EXERCISE REQUIREMENTS – Leave out any picture and return the remaining listing below exactly as given.

GIVEN DATA –
--------------------------------

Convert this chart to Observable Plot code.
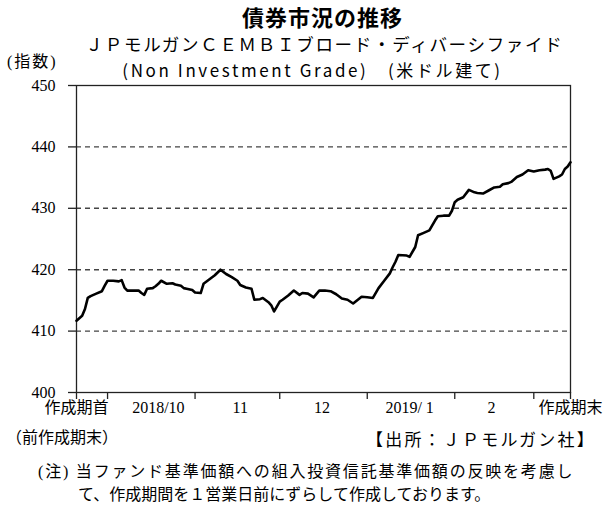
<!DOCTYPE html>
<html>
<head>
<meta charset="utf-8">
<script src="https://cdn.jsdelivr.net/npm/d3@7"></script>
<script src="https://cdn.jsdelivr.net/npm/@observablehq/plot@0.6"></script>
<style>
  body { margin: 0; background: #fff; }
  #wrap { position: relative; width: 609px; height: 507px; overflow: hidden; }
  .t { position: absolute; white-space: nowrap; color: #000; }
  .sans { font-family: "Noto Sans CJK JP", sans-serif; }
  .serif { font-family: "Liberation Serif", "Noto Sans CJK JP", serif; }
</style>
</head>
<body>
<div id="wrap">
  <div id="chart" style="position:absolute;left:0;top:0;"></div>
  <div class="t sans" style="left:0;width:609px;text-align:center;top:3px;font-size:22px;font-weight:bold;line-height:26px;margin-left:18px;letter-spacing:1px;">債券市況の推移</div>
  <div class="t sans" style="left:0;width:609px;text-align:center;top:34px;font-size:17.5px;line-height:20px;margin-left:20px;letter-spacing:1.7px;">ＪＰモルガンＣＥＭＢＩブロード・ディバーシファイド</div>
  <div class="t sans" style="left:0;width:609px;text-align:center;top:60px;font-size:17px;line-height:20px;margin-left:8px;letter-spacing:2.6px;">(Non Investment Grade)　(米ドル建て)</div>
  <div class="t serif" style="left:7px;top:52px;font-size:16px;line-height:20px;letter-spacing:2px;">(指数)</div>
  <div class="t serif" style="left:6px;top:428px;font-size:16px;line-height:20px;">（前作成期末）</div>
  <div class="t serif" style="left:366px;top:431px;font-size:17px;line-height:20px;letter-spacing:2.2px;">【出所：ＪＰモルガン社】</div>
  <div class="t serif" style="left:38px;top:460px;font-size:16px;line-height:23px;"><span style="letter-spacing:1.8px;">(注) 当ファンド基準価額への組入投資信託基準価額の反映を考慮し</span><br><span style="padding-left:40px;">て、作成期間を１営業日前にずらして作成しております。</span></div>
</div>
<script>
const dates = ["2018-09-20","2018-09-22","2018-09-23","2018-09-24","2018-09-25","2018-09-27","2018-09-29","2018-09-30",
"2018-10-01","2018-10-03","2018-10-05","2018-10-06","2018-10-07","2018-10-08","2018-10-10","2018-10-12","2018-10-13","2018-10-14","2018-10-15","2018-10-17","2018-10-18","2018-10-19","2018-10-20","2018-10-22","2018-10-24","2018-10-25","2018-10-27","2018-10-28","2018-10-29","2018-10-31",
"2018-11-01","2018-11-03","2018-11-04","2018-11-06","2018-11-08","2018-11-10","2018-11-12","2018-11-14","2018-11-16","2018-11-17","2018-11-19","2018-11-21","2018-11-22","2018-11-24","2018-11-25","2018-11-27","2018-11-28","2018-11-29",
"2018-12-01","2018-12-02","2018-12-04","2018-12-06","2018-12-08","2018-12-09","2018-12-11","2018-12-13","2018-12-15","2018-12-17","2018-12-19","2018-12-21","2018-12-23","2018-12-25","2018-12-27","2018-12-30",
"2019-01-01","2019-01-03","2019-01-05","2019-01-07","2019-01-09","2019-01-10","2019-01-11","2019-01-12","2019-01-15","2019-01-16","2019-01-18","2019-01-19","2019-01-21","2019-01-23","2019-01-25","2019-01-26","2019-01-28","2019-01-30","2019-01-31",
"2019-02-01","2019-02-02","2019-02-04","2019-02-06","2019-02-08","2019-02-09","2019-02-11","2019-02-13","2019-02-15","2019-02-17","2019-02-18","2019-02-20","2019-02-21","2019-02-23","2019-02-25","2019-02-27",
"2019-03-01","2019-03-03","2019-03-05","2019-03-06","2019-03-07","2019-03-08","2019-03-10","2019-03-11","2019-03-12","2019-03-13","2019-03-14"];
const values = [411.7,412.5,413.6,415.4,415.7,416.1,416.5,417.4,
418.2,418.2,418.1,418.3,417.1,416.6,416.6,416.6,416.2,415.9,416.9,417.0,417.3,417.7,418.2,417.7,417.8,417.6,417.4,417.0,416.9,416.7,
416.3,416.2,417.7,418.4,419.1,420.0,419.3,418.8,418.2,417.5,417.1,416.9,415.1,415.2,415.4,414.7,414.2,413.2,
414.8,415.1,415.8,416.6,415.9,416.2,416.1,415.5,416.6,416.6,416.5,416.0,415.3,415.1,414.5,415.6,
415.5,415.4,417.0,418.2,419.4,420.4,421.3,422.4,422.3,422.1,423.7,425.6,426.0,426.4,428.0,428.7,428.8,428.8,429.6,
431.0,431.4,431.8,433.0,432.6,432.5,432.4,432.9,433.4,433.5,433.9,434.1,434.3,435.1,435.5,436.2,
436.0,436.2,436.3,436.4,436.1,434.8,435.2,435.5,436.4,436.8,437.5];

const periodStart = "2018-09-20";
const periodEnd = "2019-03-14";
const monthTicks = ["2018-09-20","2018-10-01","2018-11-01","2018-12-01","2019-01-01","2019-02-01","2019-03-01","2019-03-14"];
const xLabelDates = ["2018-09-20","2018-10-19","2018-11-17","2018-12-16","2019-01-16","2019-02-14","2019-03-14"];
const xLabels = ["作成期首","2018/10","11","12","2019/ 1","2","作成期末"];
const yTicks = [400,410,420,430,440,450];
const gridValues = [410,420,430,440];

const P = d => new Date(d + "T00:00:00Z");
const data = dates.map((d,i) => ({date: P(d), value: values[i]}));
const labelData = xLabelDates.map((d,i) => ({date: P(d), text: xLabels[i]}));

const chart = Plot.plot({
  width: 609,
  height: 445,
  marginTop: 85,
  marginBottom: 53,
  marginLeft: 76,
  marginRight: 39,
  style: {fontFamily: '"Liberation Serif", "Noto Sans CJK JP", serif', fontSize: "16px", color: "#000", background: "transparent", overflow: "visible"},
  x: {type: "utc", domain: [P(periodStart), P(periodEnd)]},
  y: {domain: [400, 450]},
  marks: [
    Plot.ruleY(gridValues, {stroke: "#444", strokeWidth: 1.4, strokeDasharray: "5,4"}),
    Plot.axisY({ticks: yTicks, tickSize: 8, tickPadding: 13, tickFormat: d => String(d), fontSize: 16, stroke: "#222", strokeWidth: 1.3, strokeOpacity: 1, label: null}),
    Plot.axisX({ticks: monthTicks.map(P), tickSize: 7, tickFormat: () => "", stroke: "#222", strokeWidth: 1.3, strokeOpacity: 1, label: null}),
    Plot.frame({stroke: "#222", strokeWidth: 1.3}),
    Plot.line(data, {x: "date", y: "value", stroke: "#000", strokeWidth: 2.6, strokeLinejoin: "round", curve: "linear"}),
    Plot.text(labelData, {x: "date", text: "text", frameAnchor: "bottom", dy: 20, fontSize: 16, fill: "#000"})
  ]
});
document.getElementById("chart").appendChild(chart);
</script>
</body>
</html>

--------------------------------

RESULT FOR THIS TASK –
Convert this chart to Observable Plot code.
<!DOCTYPE html>
<html>
<head>
<meta charset="utf-8">
<script src="https://cdn.jsdelivr.net/npm/d3@7"></script>
<script src="https://cdn.jsdelivr.net/npm/@observablehq/plot@0.6"></script>
<style>
  body { margin: 0; background: #fff; }
  #wrap { position: relative; width: 609px; height: 507px; overflow: hidden; }
  .t { position: absolute; white-space: nowrap; color: #000; }
  .sans { font-family: "Noto Sans CJK JP", sans-serif; }
  .serif { font-family: "Liberation Serif", "Noto Sans CJK JP", serif; }
</style>
</head>
<body>
<div id="wrap">
  <div id="chart" style="position:absolute;left:0;top:0;"></div>
  <div class="t sans" style="left:0;width:609px;text-align:center;top:3px;font-size:22px;font-weight:bold;line-height:26px;margin-left:18px;letter-spacing:1px;">債券市況の推移</div>
  <div class="t sans" style="left:0;width:609px;text-align:center;top:34px;font-size:17.5px;line-height:20px;margin-left:20px;letter-spacing:1.7px;">ＪＰモルガンＣＥＭＢＩブロード・ディバーシファイド</div>
  <div class="t sans" style="left:0;width:609px;text-align:center;top:60px;font-size:17px;line-height:20px;margin-left:8px;letter-spacing:2.6px;">(Non Investment Grade)　(米ドル建て)</div>
  <div class="t serif" style="left:7px;top:52px;font-size:16px;line-height:20px;letter-spacing:2px;">(指数)</div>
  <div class="t serif" style="left:6px;top:428px;font-size:16px;line-height:20px;">（前作成期末）</div>
  <div class="t serif" style="left:366px;top:431px;font-size:17px;line-height:20px;letter-spacing:2.2px;">【出所：ＪＰモルガン社】</div>
  <div class="t serif" style="left:38px;top:460px;font-size:16px;line-height:23px;"><span style="letter-spacing:1.8px;">(注) 当ファンド基準価額への組入投資信託基準価額の反映を考慮し</span><br><span style="padding-left:40px;">て、作成期間を１営業日前にずらして作成しております。</span></div>
</div>
<script>
const dates = ["2018-09-20","2018-09-22","2018-09-23","2018-09-24","2018-09-25","2018-09-27","2018-09-29","2018-09-30",
"2018-10-01","2018-10-03","2018-10-05","2018-10-06","2018-10-07","2018-10-08","2018-10-10","2018-10-12","2018-10-13","2018-10-14","2018-10-15","2018-10-17","2018-10-18","2018-10-19","2018-10-20","2018-10-22","2018-10-24","2018-10-25","2018-10-27","2018-10-28","2018-10-29","2018-10-31",
"2018-11-01","2018-11-03","2018-11-04","2018-11-06","2018-11-08","2018-11-10","2018-11-12","2018-11-14","2018-11-16","2018-11-17","2018-11-19","2018-11-21","2018-11-22","2018-11-24","2018-11-25","2018-11-27","2018-11-28","2018-11-29",
"2018-12-01","2018-12-02","2018-12-04","2018-12-06","2018-12-08","2018-12-09","2018-12-11","2018-12-13","2018-12-15","2018-12-17","2018-12-19","2018-12-21","2018-12-23","2018-12-25","2018-12-27","2018-12-30",
"2019-01-01","2019-01-03","2019-01-05","2019-01-07","2019-01-09","2019-01-10","2019-01-11","2019-01-12","2019-01-15","2019-01-16","2019-01-18","2019-01-19","2019-01-21","2019-01-23","2019-01-25","2019-01-26","2019-01-28","2019-01-30","2019-01-31",
"2019-02-01","2019-02-02","2019-02-04","2019-02-06","2019-02-08","2019-02-09","2019-02-11","2019-02-13","2019-02-15","2019-02-17","2019-02-18","2019-02-20","2019-02-21","2019-02-23","2019-02-25","2019-02-27",
"2019-03-01","2019-03-03","2019-03-05","2019-03-06","2019-03-07","2019-03-08","2019-03-10","2019-03-11","2019-03-12","2019-03-13","2019-03-14"];
const values = [411.7,412.5,413.6,415.4,415.7,416.1,416.5,417.4,
418.2,418.2,418.1,418.3,417.1,416.6,416.6,416.6,416.2,415.9,416.9,417.0,417.3,417.7,418.2,417.7,417.8,417.6,417.4,417.0,416.9,416.7,
416.3,416.2,417.7,418.4,419.1,420.0,419.3,418.8,418.2,417.5,417.1,416.9,415.1,415.2,415.4,414.7,414.2,413.2,
414.8,415.1,415.8,416.6,415.9,416.2,416.1,415.5,416.6,416.6,416.5,416.0,415.3,415.1,414.5,415.6,
415.5,415.4,417.0,418.2,419.4,420.4,421.3,422.4,422.3,422.1,423.7,425.6,426.0,426.4,428.0,428.7,428.8,428.8,429.6,
431.0,431.4,431.8,433.0,432.6,432.5,432.4,432.9,433.4,433.5,433.9,434.1,434.3,435.1,435.5,436.2,
436.0,436.2,436.3,436.4,436.1,434.8,435.2,435.5,436.4,436.8,437.5];

const periodStart = "2018-09-20";
const periodEnd = "2019-03-14";
const monthTicks = ["2018-09-20","2018-10-01","2018-11-01","2018-12-01","2019-01-01","2019-02-01","2019-03-01","2019-03-14"];
const xLabelDates = ["2018-09-20","2018-10-19","2018-11-17","2018-12-16","2019-01-16","2019-02-14","2019-03-14"];
const xLabels = ["作成期首","2018/10","11","12","2019/ 1","2","作成期末"];
const yTicks = [400,410,420,430,440,450];
const gridValues = [410,420,430,440];

const P = d => new Date(d + "T00:00:00Z");
const data = dates.map((d,i) => ({date: P(d), value: values[i]}));
const labelData = xLabelDates.map((d,i) => ({date: P(d), text: xLabels[i]}));

const chart = Plot.plot({
  width: 609,
  height: 445,
  marginTop: 85,
  marginBottom: 53,
  marginLeft: 76,
  marginRight: 39,
  style: {fontFamily: '"Liberation Serif", "Noto Sans CJK JP", serif', fontSize: "16px", color: "#000", background: "transparent", overflow: "visible"},
  x: {type: "utc", domain: [P(periodStart), P(periodEnd)]},
  y: {domain: [400, 450]},
  marks: [
    Plot.ruleY(gridValues, {stroke: "#444", strokeWidth: 1.4, strokeDasharray: "5,4"}),
    Plot.axisY({ticks: yTicks, tickSize: 8, tickPadding: 13, tickFormat: d => String(d), fontSize: 16, stroke: "#222", strokeWidth: 1.3, strokeOpacity: 1, label: null}),
    Plot.axisX({ticks: monthTicks.map(P), tickSize: 7, tickFormat: () => "", stroke: "#222", strokeWidth: 1.3, strokeOpacity: 1, label: null}),
    Plot.frame({stroke: "#222", strokeWidth: 1.3}),
    Plot.line(data, {x: "date", y: "value", stroke: "#000", strokeWidth: 2.6, strokeLinejoin: "round", curve: "linear"}),
    Plot.text(labelData, {x: "date", text: "text", frameAnchor: "bottom", dy: 20, fontSize: 16, fill: "#000"})
  ]
});
document.getElementById("chart").appendChild(chart);
</script>
</body>
</html>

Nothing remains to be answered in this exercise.